Material for the task:

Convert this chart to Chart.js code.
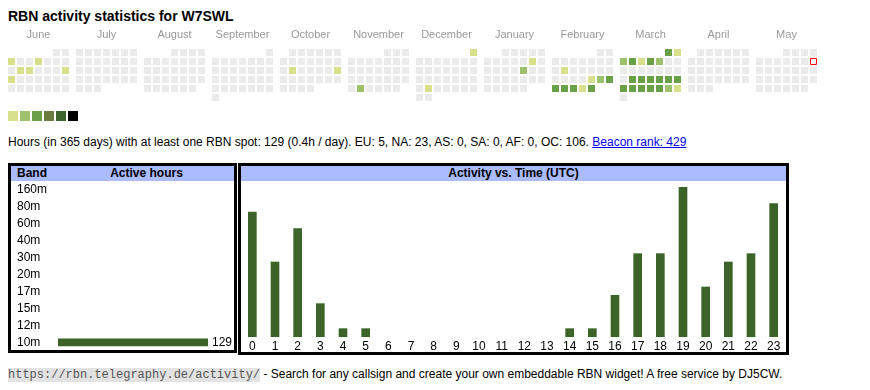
<!DOCTYPE html>
<html>
<head>
<meta charset="utf-8">
<title>RBN activity statistics for W7SWL</title>
<script src="https://cdn.jsdelivr.net/npm/chart.js@4.4.1/dist/chart.umd.min.js"></script>
<style>
  body { margin: 0; background: #fff; font-family: "Liberation Sans", Arial, sans-serif; color: #000; }
  #page { position: relative; width: 870px; height: 390px; overflow: hidden; }
  .abs { position: absolute; }
  h1 { position: absolute; left: 8px; top: 8px; margin: 0; font-size: 14px; line-height: 16px; font-weight: bold; }
  #legend { left: 8px; top: 111px; height: 10px; font-size: 0; }
  #legend span { display: inline-block; width: 10px; height: 10px; margin-right: 2px; }
  #summary { left: 8px; top: 135px; font-size: 12px; line-height: 14px; white-space: nowrap; }
  #summary a { color: #0000ee; text-decoration: underline; }
  .box { position: absolute; border: 3px solid #000; box-sizing: border-box; }
  .head { position: relative; height: 15px; background: #aabbff; font-weight: bold; font-size: 12px; line-height: 15px; }
  #footer { left: 8px; top: 367px; font-size: 12px; line-height: 14px; white-space: nowrap; }
  #footer code { font-family: "Liberation Mono", monospace; font-size: 12px; background: #e2e2e2; color: #555; }
  canvas { position: absolute; }
</style>
</head>
<body>
<div id="page">
  <h1>RBN activity statistics for W7SWL</h1>
  <canvas id="calendar" width="830" height="110" style="left:0;top:0"></canvas>
  <div id="legend" class="abs"></div>
  <div id="summary" class="abs">Hours (in 365 days) with at least one RBN spot: 129 (0.4h / day). EU: 5, NA: 23, AS: 0, SA: 0, AF: 0, OC: 106. <a href="#">Beacon rank: 429</a></div>

  <div class="box" style="left:8px;top:163px;width:229px;height:190px">
    <div class="head"><span style="position:absolute;left:6px">Band</span><span style="position:absolute;left:98px;width:75px;text-align:center">Active hours</span></div>
  </div>
  <div class="box" style="left:238px;top:163px;width:551px;height:192px">
    <div class="head" style="text-align:center">Activity vs. Time (UTC)</div>
  </div>
  <canvas id="bandChart" width="223" height="184" style="left:11px;top:174px"></canvas>
  <canvas id="hourChart" width="545" height="171" style="left:241px;top:181px"></canvas>

  <div id="footer" class="abs"><code>https://rbn.telegraphy.de/activity/</code> - Search for any callsign and create your own embeddable RBN widget! A free service by DJ5CW.</div>
</div>

<script>
// Calendar data (June 2024 - May 2025)
const months = ['June', 'July', 'August', 'September', 'October', 'November',
    'December', 'January', 'February', 'March', 'April', 'May'];
const activeDays = [
    '2024-06-03', '2024-06-06', '2024-06-11', '2024-06-12', '2024-06-16', '2024-06-17',
    '2024-10-15', '2024-10-20', '2024-11-26', '2024-12-01', '2024-12-24',
    '2025-01-11', '2025-01-17',
    '2025-02-11', '2025-02-21', '2025-02-22', '2025-02-23', '2025-02-24', '2025-02-25',
    '2025-02-26', '2025-02-27', '2025-02-28',
    '2025-03-01', '2025-03-02', '2025-03-03', '2025-03-04', '2025-03-05', '2025-03-06',
    '2025-03-07', '2025-03-18', '2025-03-19', '2025-03-20', '2025-03-21', '2025-03-22',
    '2025-03-23', '2025-03-24', '2025-03-25', '2025-03-26', '2025-03-27', '2025-03-28',
    '2025-03-29', '2025-03-30'
];
const activeLevels = [
    1, 1, 1, 1, 1, 1,
    1, 1, 2, 1, 1,
    1, 2,
    1, 1, 2, 3, 3, 3,
    3, 1, 3,
    3, 1, 2, 3, 1, 3,
    2, 3, 3, 3, 3, 3,
    3, 3, 3, 3, 3, 3,
    2, 1
];
const today = '2025-05-11';

// Band table
const bands = ['160m', '80m', '60m', '40m', '30m', '20m', '17m', '15m', '12m', '10m'];
const bandHours = [0, 0, 0, 0, 0, 0, 0, 0, 0, 129];

// Activity vs. time (UTC)
const hours = ['0', '1', '2', '3', '4', '5', '6', '7', '8', '9', '10', '11',
    '12', '13', '14', '15', '16', '17', '18', '19', '20', '21', '22', '23'];
const hourCounts = [15, 9, 13, 4, 1, 1, 0, 0, 0, 0, 0, 0, 0, 0, 1, 1, 5, 10, 10, 18, 6, 9, 10, 16];

const levelColors = ['#ebebeb', '#d9e08b', '#9dc16c', '#6aa048', '#6a7d3d', '#3e6529', '#000000'];
const barColor = '#3c6428';
const MONTH_SPAN = 68 / 9; // columns per month block, gap included

// legend squares
const legend = document.getElementById('legend');
levelColors.slice(1).forEach(c => {
    const s = document.createElement('span');
    s.style.background = c;
    legend.appendChild(s);
});

// place a date in the month grid: x = weekday (Mon first), y = week of month
function cellOf(iso) {
    const [y, m, d] = iso.split('-').map(Number);
    const first = (new Date(Date.UTC(y, m - 1, 1)).getUTCDay() + 6) % 7;
    const wd = (new Date(Date.UTC(y, m - 1, d)).getUTCDay() + 6) % 7;
    const monthIdx = (y - 2024) * 12 + (m - 1) - 5;
    return { x: monthIdx * MONTH_SPAN + wd, y: Math.floor((d - 1 + first) / 7) };
}

const dayPoints = [];
const dayColors = [];
for (let t = Date.UTC(2024, 5, 1); t <= Date.UTC(2025, 4, 31); t += 86400000) {
    const iso = new Date(t).toISOString().slice(0, 10);
    if (iso === today) continue;
    const i = activeDays.indexOf(iso);
    dayPoints.push(cellOf(iso));
    dayColors.push(levelColors[i >= 0 ? activeLevels[i] : 0]);
}

new Chart(document.getElementById('calendar'), {
    type: 'scatter',
    data: {
        datasets: [{
            data: [cellOf(today)],
            pointStyle: 'rect',
            pointRadius: 4.243,
            pointBackgroundColor: '#fff',
            pointBorderColor: '#ff0000',
            pointBorderWidth: 1
        }, {
            data: dayPoints,
            pointStyle: 'rect',
            pointRadius: 4.95,
            pointBackgroundColor: dayColors,
            pointBorderWidth: 0
        }]
    },
    options: {
        responsive: false,
        animation: false,
        events: [],
        layout: { padding: { left: 7, right: 12, top: 28, bottom: 8 } },
        plugins: { legend: { display: false }, tooltip: { enabled: false } },
        scales: {
            x: {
                type: 'linear',
                position: 'top',
                bounds: 'data',
                min: -0.5,
                max: 11 * MONTH_SPAN + 6.5,
                grid: { display: false, drawTicks: false },
                border: { display: false },
                afterFit: s => { s.height = 20; },
                afterBuildTicks: s => {
                    s.ticks = months.map((m, i) => ({ value: i * MONTH_SPAN + 3 }));
                },
                ticks: {
                    autoSkip: false,
                    maxRotation: 0,
                    padding: 6,
                    color: '#999',
                    font: { family: 'Liberation Sans', size: 11 },
                    callback: (v, i) => months[i]
                }
            },
            y: { display: false, min: -0.5, max: 5.5, reverse: true }
        }
    }
});

// value label at the end of the band bars
const valueLabels = {
    id: 'valueLabels',
    afterDatasetsDraw(chart) {
        const ctx = chart.ctx;
        const meta = chart.getDatasetMeta(0);
        ctx.save();
        ctx.font = '12px "Liberation Sans", Arial';
        ctx.fillStyle = '#000';
        ctx.textBaseline = 'middle';
        meta.data.forEach((bar, i) => {
            if (!bandHours[i]) return;
            ctx.fillText(bandHours[i], bar.x + 4, bar.y);
        });
        ctx.restore();
    }
};

// zero values get no visible bar
const barFill = c => (c.raw ? barColor : 'rgba(0,0,0,0)');

new Chart(document.getElementById('bandChart'), {
    type: 'bar',
    data: {
        labels: bands,
        datasets: [{ data: bandHours, backgroundColor: barFill, barThickness: 7 }]
    },
    options: {
        indexAxis: 'y',
        responsive: false,
        animation: false,
        events: [],
        layout: { padding: { left: 6, right: 26, top: 0, bottom: 0 } },
        plugins: { legend: { display: false }, tooltip: { enabled: false } },
        scales: {
            x: { display: false, min: 0, max: 129 },
            y: {
                grid: { display: false, drawTicks: false },
                border: { display: false },
                afterFit: s => { s.width = 41; },
                ticks: {
                    autoSkip: false,
                    crossAlign: 'far',
                    padding: 0,
                    color: '#000',
                    font: { family: 'Liberation Sans', size: 12 }
                }
            }
        }
    },
    plugins: [valueLabels]
});

new Chart(document.getElementById('hourChart'), {
    type: 'bar',
    data: {
        labels: hours,
        datasets: [{ data: hourCounts, backgroundColor: barFill, barThickness: 8 }]
    },
    options: {
        responsive: false,
        animation: false,
        events: [],
        layout: { padding: { left: 0, right: 1, top: 6, bottom: 0 } },
        plugins: { legend: { display: false }, tooltip: { enabled: false } },
        scales: {
            x: {
                grid: { display: false, drawTicks: false },
                border: { display: false },
                afterFit: s => { s.height = 15; },
                ticks: {
                    padding: 2,
                    maxRotation: 0,
                    autoSkip: false,
                    color: '#000',
                    font: { family: 'Liberation Sans', size: 12 }
                }
            },
            y: { display: false, min: 0, max: 18 }
        }
    }
});
</script>
</body>
</html>
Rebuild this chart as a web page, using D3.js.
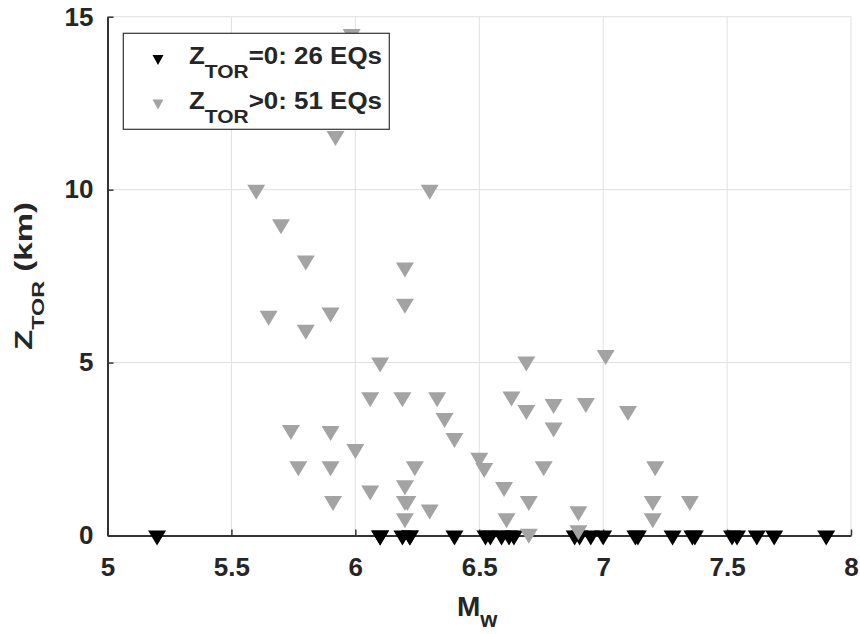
<!DOCTYPE html>
<html>
<head>
<meta charset="utf-8">
<script src="https://cdn.jsdelivr.net/npm/d3@7"></script>
<style>
  html, body { margin: 0; padding: 0; background: #ffffff; }
  svg { display: block; }
  text { font-family: "Liberation Sans", Arial, sans-serif; font-weight: bold; fill: #262626; }
</style>
</head>
<body>
<svg id="chart" width="860" height="634"></svg>
<script>
// Events with rupture reaching the surface (Z_TOR = 0)
const surfaceMw = [5.20, 6.10, 6.10, 6.19, 6.22, 6.22, 6.40, 6.525, 6.545, 6.59, 6.62, 6.64,
                   6.885, 6.905, 6.95, 7.00, 7.13, 7.14, 7.28, 7.36, 7.37, 7.52, 7.54, 7.62, 7.69, 7.90];
const surfaceZtor = [0, 0, 0, 0, 0, 0, 0, 0, 0, 0, 0, 0, 0,
                     0, 0, 0, 0, 0, 0, 0, 0, 0, 0, 0, 0, 0];

// Events with buried rupture (Z_TOR > 0)
const buriedMw = [5.60, 5.70, 5.80, 5.65, 5.80, 5.90, 5.92, 5.985, 6.30, 6.20, 6.20, 6.10,
                  6.06, 6.19, 6.33, 6.36, 6.40, 6.50, 6.52, 5.74, 5.90, 6.00, 5.77, 5.90,
                  5.91, 6.06, 6.20, 6.24, 6.20, 6.20, 6.30, 6.69, 6.63, 6.69, 6.80, 6.80,
                  6.93, 7.01, 7.10, 6.76, 6.60, 6.70, 6.61, 6.70, 6.90, 6.90, 7.21, 7.20,
                  7.20, 7.35, 6.21];
const buriedZtor = [10.0, 9.0, 7.95, 6.35, 5.95, 6.45, 11.55, 14.5, 10.0, 7.75, 6.7, 5.0,
                    4.0, 4.0, 4.0, 3.4, 2.82, 2.25, 1.95, 3.05, 3.02, 2.5, 2.0, 2.0,
                    1.0, 1.3, 1.45, 2.0, 1.0, 0.5, 0.75, 5.03, 4.02, 3.63, 3.8, 3.12,
                    3.83, 5.22, 3.6, 2.0, 1.4, 1.0, 0.5, 0.05, 0.7, 0.15, 2.0, 1.0,
                    0.5, 1.0, 1.0];

// Axis ticks
const mwTicks = [5, 5.5, 6, 6.5, 7, 7.5, 8];
const ztorTicks = [0, 5, 10, 15];

// Legend entries
const legendCounts = [26, 51];
const legendRelations = ["=0", ">0"];

const svg = d3.select("#chart");
const plotL = 107.5, plotR = 851, plotT = 16.7, plotB = 535.5;
const x = d3.scaleLinear().domain([5, 8]).range([plotL, plotR]);
const y = d3.scaleLinear().domain([0, 15]).range([plotB, plotT]);

const axisColor = "#333333";
const gridColor = "#e0e0e0";
const grayFill = "#a3a3a3";

// grid
const grid = svg.append("g");
grid.selectAll("line.gx").data(mwTicks.slice(1)).join("line")
  .attr("class", "gx")
  .attr("x1", d => x(d)).attr("x2", d => x(d))
  .attr("y1", plotT).attr("y2", plotB)
  .attr("stroke", gridColor).attr("stroke-width", 1);
grid.selectAll("line.gy").data(ztorTicks.slice(1)).join("line")
  .attr("class", "gy")
  .attr("x1", plotL).attr("x2", plotR)
  .attr("y1", d => y(d)).attr("y2", d => y(d))
  .attr("stroke", gridColor).attr("stroke-width", 1);

// axes (ticks point inward)
const xAxis = d3.axisBottom(x).tickValues(mwTicks).tickFormat(d3.format("~g"))
  .tickSizeInner(-6).tickSizeOuter(0).tickPadding(22);
const yAxis = d3.axisLeft(y).tickValues(ztorTicks).tickFormat(d3.format("~g"))
  .tickSizeInner(-6).tickSizeOuter(0).tickPadding(14);

const gx = svg.append("g").attr("transform", `translate(0,${plotB})`).call(xAxis);
const gy = svg.append("g").attr("transform", `translate(${plotL},0)`).call(yAxis);
[gx, gy].forEach(g => {
  g.select(".domain").attr("stroke", axisColor).attr("stroke-width", 2);
  g.selectAll(".tick line").attr("stroke", axisColor).attr("stroke-width", 1.5);
  g.selectAll(".tick text").attr("font-size", 26).attr("font-family", null)
    .style("fill", "#262626");
});

// markers: downward triangles centred on their centroid
const tri = "M-9,-5L9,-5L0,10Z";
const surface = surfaceMw.map((m, i) => ({ m, z: surfaceZtor[i] }));
const buried = buriedMw.map((m, i) => ({ m, z: buriedZtor[i] }));

svg.append("g").selectAll("path").data(surface).join("path")
  .attr("d", tri)
  .attr("transform", d => `translate(${x(d.m)},${y(d.z)})`)
  .attr("fill", "#000000");
svg.append("g").selectAll("path").data(buried).join("path")
  .attr("d", tri)
  .attr("transform", d => `translate(${x(d.m)},${y(d.z)})`)
  .attr("fill", grayFill);

// helper: label made of main text and a subscript
function subLabel(g, main, sub, rest, fs, ss, drop) {
  const t = g.append("text").attr("x", 0).attr("y", 0);
  t.append("tspan").attr("font-size", fs).text(main);
  t.append("tspan").attr("font-size", ss).attr("dy", drop).text(sub);
  if (rest) t.append("tspan").attr("font-size", fs).attr("dy", -drop).text(rest);
  return t;
}

// legend
const legend = svg.append("g");
legend.append("rect")
  .attr("x", 123.3).attr("y", 33.3).attr("width", 266).attr("height", 96)
  .attr("fill", "#ffffff").attr("stroke", "#333333").attr("stroke-width", 1.2);
const legendColors = ["#000000", grayFill];
const rowY = [64, 108.5];
legendCounts.forEach((count, i) => {
  legend.append("path").attr("d", "M-5.5,-3.5L5.5,-3.5L0,6.5Z")
    .attr("transform", `translate(158,${rowY[i] - 5.5})`)
    .attr("fill", legendColors[i]);
  const g = legend.append("g");
  const t = subLabel(g, "Z", "TOR", `${legendRelations[i]}: ${count} EQs`, 23.5, 19, 14);
  const w = t.node().getComputedTextLength();
  g.attr("transform", `translate(189,${rowY[i]}) scale(${193 / w},1)`);
});

// x label
const xl = svg.append("g").attr("transform", "translate(457,616)");
subLabel(xl, "M", "w", null, 28, 22, 11);

// y label
const yl = svg.append("g");
const yt = subLabel(yl, "Z", "TOR", " (km)", 24, 17, 12);
const yw = yt.node().getComputedTextLength();
yl.attr("transform", `translate(31.7,${276 + 148 / 2}) rotate(-90) scale(${148 / yw},1)`);
</script>
</body>
</html>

What is asked: Go over the data above and copy every line that has the word "this" in it.

The reply:
Convert this chart to Chart.js code.
Rebuild this chart as a web page, using D3.js.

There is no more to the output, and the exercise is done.